Pictures do not belong in the output. Reproduce exactly the lines from the start of the records through the line with "YAxis, ReferenceLine, Legend".

-- Start of Records for this exercise --

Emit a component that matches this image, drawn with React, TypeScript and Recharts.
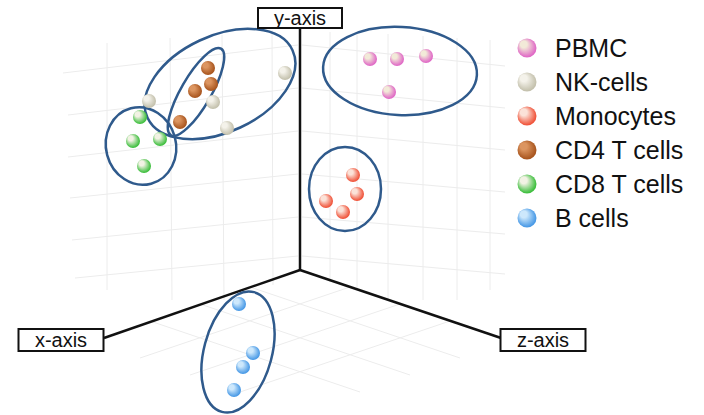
import { ScatterChart, Scatter, XAxis, YAxis, ReferenceLine, Legend } from 'recharts';

// 点位（按图片像素坐标读取，y 向下）
const pbmc = [{ x: 370, y: 59 }, { x: 397, y: 59 }, { x: 426, y: 56 }, { x: 389, y: 92 }];
const nkCells = [{ x: 285, y: 73 }, { x: 149, y: 101 }, { x: 213, y: 102 }, { x: 227, y: 128 }];
const monocytes = [{ x: 353, y: 175 }, { x: 357, y: 194 }, { x: 326, y: 201 }, { x: 343, y: 212 }];
const cd4 = [{ x: 208, y: 68 }, { x: 211, y: 84 }, { x: 195, y: 91 }, { x: 180, y: 122 }];
const cd8 = [{ x: 140, y: 117 }, { x: 133, y: 141 }, { x: 160, y: 139 }, { x: 144, y: 166 }];
const bCells = [{ x: 239, y: 304 }, { x: 253, y: 353 }, { x: 243, y: 367 }, { x: 234, y: 390 }];

const groupNames = ['PBMC', 'NK-cells', 'Monocytes', 'CD4 T cells', 'CD8 T cells', 'B cells'];
const groupData = [pbmc, nkCells, monocytes, cd4, cd8, bCells];
const groupColors = ['#e06ac6', '#c4c1ad', '#f0553c', '#a9561f', '#3fbf3f', '#4a9ae6'];
const groupLights = ['#f2ead8', '#f4f2ea', '#fbe2d8', '#dc9560', '#f2f2e4', '#cde8fc'];

// 聚类椭圆
const clusters = [
  { x: 220, y: 84, rx: 80, ry: 48, angle: -25 },
  { x: 196, y: 92, rx: 50, ry: 15, angle: -60 },
  { x: 141, y: 146, rx: 35, ry: 39, angle: -15 },
  { x: 400, y: 71, rx: 77, ry: 44, angle: 3 },
  { x: 345, y: 189, rx: 36, ry: 42, angle: 0 },
  { x: 238, y: 352, rx: 62, ry: 34, angle: -75 },
];

// 三维坐标轴
const origin = { x: 300, y: 270 };
const axisEnds = [
  { x: 300, y: 28 },
  { x: 104, y: 338 },
  { x: 501, y: 338 },
];
const axisLabels = [
  { x: 300, y: 18, label: 'y-axis', w: 84, h: 20 },
  { x: 61, y: 340, label: 'x-axis', w: 85, h: 22 },
  { x: 543, y: 340, label: 'z-axis', w: 85, h: 22 },
];

// 背景网格（淡灰）
const gridSegments = [
  // 左墙 竖线
  [{ x: 107, y: 43 }, { x: 107, y: 290 }],
  [{ x: 170, y: 38 }, { x: 172, y: 300 }],
  [{ x: 222, y: 35 }, { x: 224, y: 300 }],
  [{ x: 272, y: 30 }, { x: 273, y: 285 }],
  // 左墙 横线
  [{ x: 63, y: 73 }, { x: 298, y: 45 }],
  [{ x: 68, y: 115 }, { x: 298, y: 88 }],
  [{ x: 68, y: 157 }, { x: 298, y: 131 }],
  [{ x: 70, y: 198 }, { x: 298, y: 174 }],
  [{ x: 72, y: 240 }, { x: 298, y: 217 }],
  [{ x: 75, y: 278 }, { x: 298, y: 256 }],
  // 右墙 竖线
  [{ x: 330, y: 32 }, { x: 330, y: 282 }],
  [{ x: 357, y: 33 }, { x: 357, y: 290 }],
  [{ x: 388, y: 34 }, { x: 388, y: 300 }],
  [{ x: 423, y: 36 }, { x: 423, y: 300 }],
  [{ x: 457, y: 38 }, { x: 457, y: 300 }],
  [{ x: 490, y: 40 }, { x: 490, y: 290 }],
  // 右墙 横线
  [{ x: 302, y: 45 }, { x: 505, y: 66 }],
  [{ x: 302, y: 88 }, { x: 505, y: 108 }],
  [{ x: 302, y: 131 }, { x: 505, y: 150 }],
  [{ x: 302, y: 174 }, { x: 505, y: 192 }],
  [{ x: 302, y: 217 }, { x: 505, y: 234 }],
  [{ x: 302, y: 256 }, { x: 505, y: 274 }],
  // 地面
  [{ x: 250, y: 287 }, { x: 460, y: 358 }],
  [{ x: 200, y: 304 }, { x: 410, y: 375 }],
  [{ x: 150, y: 321 }, { x: 360, y: 392 }],
  [{ x: 350, y: 287 }, { x: 140, y: 358 }],
  [{ x: 400, y: 304 }, { x: 190, y: 375 }],
  [{ x: 450, y: 321 }, { x: 240, y: 392 }],
];

const FONT = '"Liberation Sans", Arial, sans-serif';

const Sphere = (props: any) => {
  const { cx, cy, idx } = props;
  return <circle cx={cx} cy={cy} r={7} fill={`url(#sphere-${idx})`} />;
};

const ClusterShape = (props: any) => {
  const { cx, cy, payload } = props;
  return (
    <ellipse
      cx={cx}
      cy={cy}
      rx={payload.rx}
      ry={payload.ry}
      transform={`rotate(${payload.angle} ${cx} ${cy})`}
      fill="none"
      stroke="#2f5a8c"
      strokeWidth={2.5}
    />
  );
};

const AxisLabel = (props: any) => {
  const { cx, cy, payload } = props;
  return (
    <g>
      <rect
        x={cx - payload.w / 2}
        y={cy - payload.h / 2}
        width={payload.w}
        height={payload.h}
        fill="#fff"
        stroke="#111"
        strokeWidth={2}
      />
      <text x={cx} y={cy + 7} textAnchor="middle" fontSize={20} fontFamily={FONT} fill="#111">
        {payload.label}
      </text>
    </g>
  );
};

const renderLegend = (props: any) => {
  const names = (props.payload || []).map((p: any) => p.value);
  const items = groupNames.filter((n) => names.includes(n));
  return (
    <div style={{ fontFamily: FONT }}>
      {items.map((name) => {
        const i = groupNames.indexOf(name);
        return (
          <div key={name} style={{ display: 'flex', alignItems: 'center', height: 34 }}>
            <svg width={22} height={22} style={{ marginRight: 17 }}>
              <circle cx={11} cy={11} r={9.5} fill={`url(#sphere-${i})`} />
            </svg>
            <span style={{ fontSize: 25, color: '#111', lineHeight: '34px' }}>{name}</span>
          </div>
        );
      })}
    </div>
  );
};

export default function App() {
  return (
    <div style={{ position: 'absolute', left: 0, top: 0, background: '#fff' }}>
      <ScatterChart width={704} height={415} margin={{ top: 0, right: 0, bottom: 0, left: 0 }}>
        <defs>
          {groupColors.map((c, i) => (
            <radialGradient key={i} id={`sphere-${i}`} cx="50%" cy="50%" r="60%" fx="25%" fy="22%">
              <stop offset="0%" stopColor={groupLights[i]} />
              <stop offset="30%" stopColor={groupLights[i]} />
              <stop offset="85%" stopColor={c} />
              <stop offset="100%" stopColor={c} />
            </radialGradient>
          ))}
        </defs>
        <XAxis type="number" dataKey="x" domain={[0, 704]} hide />
        <YAxis type="number" dataKey="y" domain={[0, 415]} reversed hide />

        {gridSegments.map((seg, i) => (
          <ReferenceLine
            key={`g${i}`}
            segment={seg}
            stroke="#ececec"
            strokeWidth={1}
            ifOverflow="visible"
          />
        ))}

        {axisEnds.map((end, i) => (
          <ReferenceLine
            key={`a${i}`}
            segment={[origin, end]}
            stroke="#111"
            strokeWidth={2.5}
            ifOverflow="visible"
          />
        ))}

        <Scatter
          name="clusters"
          data={clusters}
          legendType="none"
          shape={ClusterShape}
          isAnimationActive={false}
        />

        {groupData.map((d, i) => (
          <Scatter
            key={groupNames[i]}
            name={groupNames[i]}
            data={d}
            fill={groupColors[i]}
            shape={(p: any) => <Sphere {...p} idx={i} />}
            isAnimationActive={false}
          />
        ))}

        <Scatter
          name="axisLabels"
          data={axisLabels}
          legendType="none"
          shape={AxisLabel}
          isAnimationActive={false}
        />

        <Legend
          layout="vertical"
          align="center"
          verticalAlign="middle"
          wrapperStyle={{ left: 516, top: 31, width: 188 }}
          content={renderLegend}
        />
      </ScatterChart>
    </div>
  );
}
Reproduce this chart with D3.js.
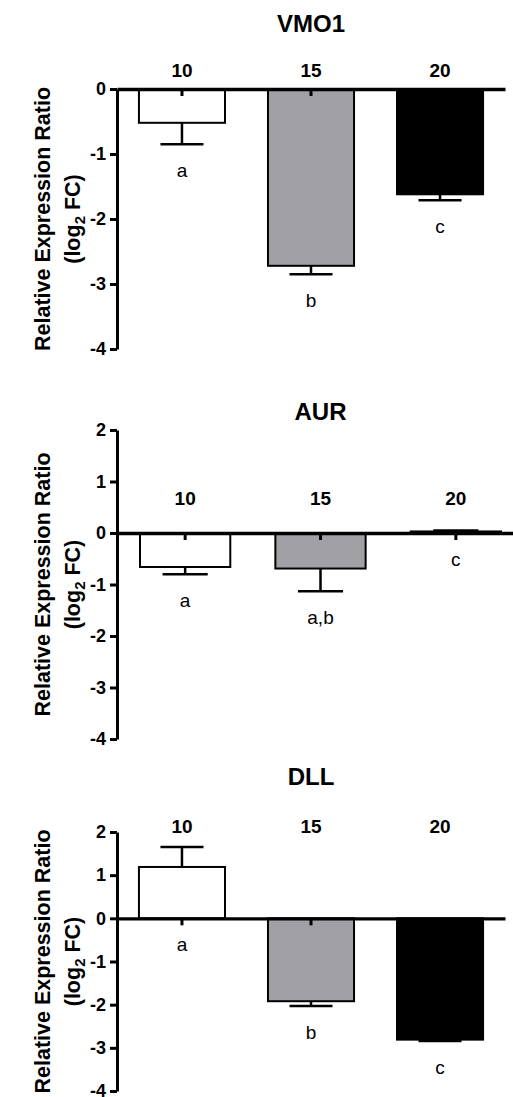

-- End of Records for this exercise --

▸ Reply
Emit a component that matches this image, drawn with React, TypeScript and Recharts.
import { ScatterChart, Scatter, XAxis, YAxis, ReferenceLine, Legend } from 'recharts';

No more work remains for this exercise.